For well over a century, sending cards has been an important part of the holiday season, a way to extend seasonal wishes to family and friends. What is the history behind Christmas cards? Who sent the first cards? What objects or scenes were depicted on those cards? The history buff within me uncovered some fascinating facts as I researched those questions.
Note: I understand that many people send holiday cards which are not associated with Christmas, but given the space considerations here, I will focus on the sending of Christmas cards.
The Impact of the British Royal Family and Charles Dickens
The U.K.’s Queen Victoria, whose mother and husband, Prince Allbert, were both German-born, brought German holiday traditions to England in the 1830s. They popularized the Christmas tree and gave each other Christmas cards while encouraging their children to create cards of their own. About the same time, Charles Dickens was busy creating Christmas imagery in his published works. In addition to A Christmas Carol, Dickens wrote Christmas-themed stories for the two magazines he published. Referred to as “the man who invented Christmas” his portrayals of ice and snow at Christmas time, along with hot turkey dinners, and family cheer, set the stage for the modern celebration.
1843: First Commercial Christmas Card
Sir Henry Cole, who later became the first director of London’s Victoria and Albert Museum, commissioned his friend, John Horsley, to design the first commercial Christmas card; it was available to the public in 1843, the same week that Dickens’ A Christmas Carol was published. Using a printing process known as lithography, which required the costly services of professionals to hand-color the design inside the outlines, one thousand copies of the card were printed, selling for one shilling each, greater than the daily wage of many Victorians. That first Christmas card, pictured here, depicted a family drinking wine to toast the holiday. The side panels showed two acts of charity: the giving of food and clothing to the poor. The card was heavily criticized by temperance reformers because the child in the foreground was drinking wine. Of the copies that were printed, only a few remain today, mostly in museums. In December of 2020, a publisher’s file copy was priced at $25,000.
1875: The Growing Popularity of Christmas Cards
Due to the criticism over the Cole/Horsley Christmas card and the high cost of printing, three more decades passed before Christmas cards gained popularity in both England and the United States. Louis Prang, a Prussian immigrant, is thought to be the first to manufacture a Christmas card in the United States, using a newer, less costly technology, chromolithography. Although his first card, printed in 1875, was a simple non-seasonal flower design with the words “Merry Christmas” being the only reference to the holiday, its popularity was immediate.
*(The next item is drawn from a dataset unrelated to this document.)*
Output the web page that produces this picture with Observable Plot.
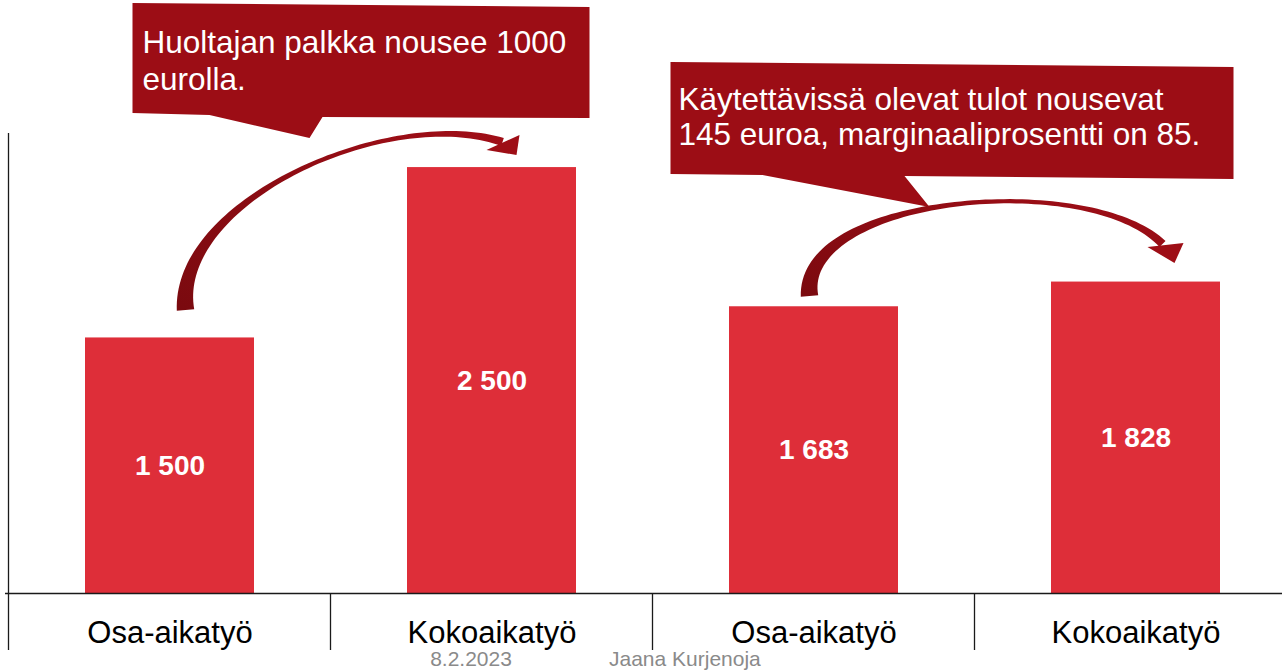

The early cards designed by Prang and others depicted flowers, landscapes and animals, rather than the items Americans were just beginning to associate with the holidays such as Christmas trees, wreaths, and boughs of holly. Later, when cards featured more traditional holiday motifs, some were adorned with silk fringe, cords, and tassels. By 1881, Prang was reportedly printing five million Christmas cards a year.
Christmas Cards: Affordable Art in Middle Class Homes
In addition to being a vehicle for sending holiday greetings, Christmas cards brought affordable art into Victorian middle class homes – art was no longer just for the wealthy. Cards picturing landscapes and floral motifs could be displayed all year long. Many Victorians saved holiday card collections in albums or scrapbooks to share with others.
In1885, Louis Prang and other Victorian artists began to design Christmas cards picturing rather bizarre subjects, putting a creepy spin on some of the seasonal greetings. Such designs included turnip men (half vegetable, half man), bloodthirsty bears, and dead birds, a symbol of the cold winter season.
One card pictured a dead robin with the message “May yours be a joyful Christmas”. Other designs showed a Santa-like figure, known as Krampus, kidnapping naughty children and putting them in his bag. Even the image of an insect dancing with a frog accompanied by a tambourine-playing housefly appeared on a Christmas card with the words “May Christmas be Merry”. Still another card pictured an elderly couple pouring water from a second story window onto a group of carolers below, with the words “Wishing you a jolly Christmas”. Even though a strict code of social conduct reigned during the Victorian Age, many Victorians took delight in the ridiculous, bizarre, and ghoulish – even during the Holiday season.
Thankfully, not many creepy cards are delivered today. Although holiday cards have evolved through the decades, with photo cards and electronic greetings providing major changes, the desire to stay in touch with family and friends has remained.
May all of you, our museum members and your families, enjoy a VERY HAPPY HOLIDAY SEASON!